Abbatino è uno che sa prendere le misure: con Giuseppucci non si scherza e neppure con De Pedis. Gli riconsegna il maltolto e i due si salutano con una stretta di mano.

Nei giorni successivi Abbatino e Giuseppucci iniziano a frequentarsi, c’è anche De Pedis. Si trovano. Sanno di essere figure criminali di modesto spessore, eppure le cose possono cambiare, se si uniscono tra loro. Delineano intenti comuni: superare le rivalità tra le batterie, raccogliere i cani sciolti, allargare il giro.

I gruppi di Magliana e Testaccio si fondono e scelgono Giuseppucci er Fornaretto come capo. Crispino porta con sé gli amici di sempre: Enzetto, er Caballo, Piconi e Castelletti. Renatino porta il giovane Raffaele Pernasetti detto er Palletta che lo segue come un’ombra, ed Ettore Maragnoli, un criminale esperto che si muove tra azzardo, usura ed eversione nera. Giuseppucci porta Giorgio Paradisi er Capece e Marcello Colafigli detto Marcellone. Quest’ultimo, rapinatore di 23 anni, deve il soprannome alla stazza e alla forza erculea; l’altro viene dal giro delle rapine e delle scommesse ippiche.

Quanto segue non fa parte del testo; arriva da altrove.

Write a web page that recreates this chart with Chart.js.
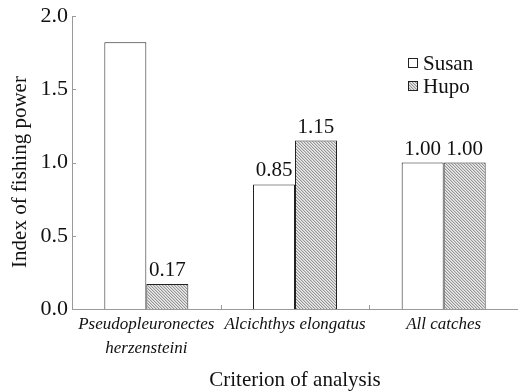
<!DOCTYPE html>
<html><head><meta charset="utf-8">
<style>html,body{margin:0;padding:0;background:#fff;}#wrap{width:518px;height:391px;}</style>
<script src="https://cdn.jsdelivr.net/npm/chart.js@4"></script>
</head><body><div id="wrap"><canvas id="c" width="518" height="391"></canvas></div>
<script>
const categories = [["Pseudopleuronectes","herzensteini"], "Alcichthys elongatus", "All catches"];
const susan = [1.82, 0.85, 1.00];
const hupo = [0.17, 1.15, 1.00];
const susanLabels = [null, "0.85", "1.00"];
const hupoLabels = ["0.17", "1.15", "1.00"];
const yTicks = [0, 0.5, 1.0, 1.5, 2.0];
const seriesNames = ["Susan", "Hupo"];
const xTitle = "Criterion of analysis";
const yTitle = "Index of fishing power";

function makePattern(){
  const p = document.createElement('canvas'); p.width = 3; p.height = 3;
  const g = p.getContext('2d');
  const cols = ['#959595', '#cfcfcf', '#ececec'];
  for (let x=0;x<3;x++) for (let y=0;y<3;y++){
    const d = ((x - y) % 3 + 3) % 3;
    g.fillStyle = cols[d]; g.fillRect(x,y,1,1);
  }
  return g.createPattern(p,'repeat');
}
const ctx0 = document.getElementById('c').getContext('2d');
const hatch = makePattern();
const SERIF = "'Liberation Serif','Times New Roman',serif";

const decor = {
  id:'decor',
  afterDraw(chart){
    const ctx = chart.ctx, ca = chart.chartArea;
    const xs = chart.scales.x, ys = chart.scales.y;
    ctx.save();
    ctx.strokeStyle = '#9a9a9a'; ctx.lineWidth = 1;
    ctx.beginPath();
    ctx.moveTo(ca.left+0.5, ca.top); ctx.lineTo(ca.left+0.5, ca.bottom+0.5);
    ctx.lineTo(ca.right, ca.bottom+0.5);
    ctx.stroke();
    ctx.beginPath();
    yTicks.forEach(v=>{ const y=Math.round(ys.getPixelForValue(v))+0.5; ctx.moveTo(ca.left, y); ctx.lineTo(ca.left+4, y); });
    const n = categories.length;
    for (let i=1;i<n;i++){
      const x = Math.round((xs.getPixelForTick(i-1)+xs.getPixelForTick(i))/2)+0.5;
      ctx.moveTo(x, ca.bottom); ctx.lineTo(x, ca.bottom-4);
    }
    ctx.stroke();
    ctx.fillStyle = '#111'; ctx.font = '22px '+SERIF;
    ctx.textAlign = 'right'; ctx.textBaseline = 'middle';
    yTicks.forEach(v=>{ ctx.fillText(v.toFixed(1), ca.left-4, ys.getPixelForValue(v)); });
    ctx.font = '21px '+SERIF;
    ctx.textAlign = 'center'; ctx.textBaseline = 'alphabetic';
    [susanLabels, hupoLabels].forEach((labs, di)=>{
      const meta = chart.getDatasetMeta(di);
      meta.data.forEach((el,i)=>{ if(labs[i]) ctx.fillText(labs[i], el.x, el.y-8); });
    });
    const lx = 408, ly = [63, 86];
    chart.data.datasets.forEach((ds,i)=>{
      ctx.fillStyle = ds.backgroundColor; ctx.fillRect(lx, ly[i]-5, 10, 10);
      ctx.strokeStyle = '#222'; ctx.strokeRect(lx+0.5, ly[i]-4.5, 9, 9);
      ctx.fillStyle = '#111'; ctx.textAlign='left'; ctx.textBaseline='middle';
      ctx.fillText(seriesNames[i], lx+15, ly[i]+1);
    });
    ctx.textAlign='center'; ctx.textBaseline='middle';
    ctx.fillText(xTitle, (ca.left+ca.right)/2, 380);
    ctx.save(); ctx.translate(20, 172); ctx.rotate(-Math.PI/2);
    ctx.fillText(yTitle, 0, 0); ctx.restore();
    ctx.restore();
  }
};

new Chart(ctx0, {
  type:'bar',
  data:{ labels: categories, datasets:[
    {label:seriesNames[0], data:susan, backgroundColor:'#ffffff', borderColor:'#222', borderWidth:1, categoryPercentage:0.565, barPercentage:1.0},
    {label:seriesNames[1], data:hupo, backgroundColor:hatch, borderColor:'#222', borderWidth:1, categoryPercentage:0.565, barPercentage:1.0}
  ]},
  plugins:[decor],
  options:{
    responsive:false, animation:false, devicePixelRatio:1,
    layout:{padding:{top:16, right:0, left:0, bottom:0}},
    plugins:{legend:{display:false}, tooltip:{enabled:false}},
    scales:{
      x:{ grid:{display:false, drawTicks:false}, border:{display:false},
          ticks:{ font:{family:SERIF, size:17, style:'italic', lineHeight:1.4}, color:'#111', padding:4, maxRotation:0, autoSkip:false },
          afterFit(s){ s.height = 82; } },
      y:{ min:0, max:2.0, grid:{display:false, drawTicks:false}, border:{display:false},
          ticks:{ display:false, stepSize:0.5 },
          afterFit(s){ s.width = 72; } }
    }
  }
});
</script></body></html>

La nuova organizzazione si dà due regole: esclusività – nessun sodale lavorerà mai con altri – e solidarietà – si aiuteranno come fratelli, se la cattiva sorte dovesse richiederlo –. La “banda” prende forma. Adesso è pronta per allargare i suoi tentacoli. E la città distratta è pronta per lasciarsi stritolare.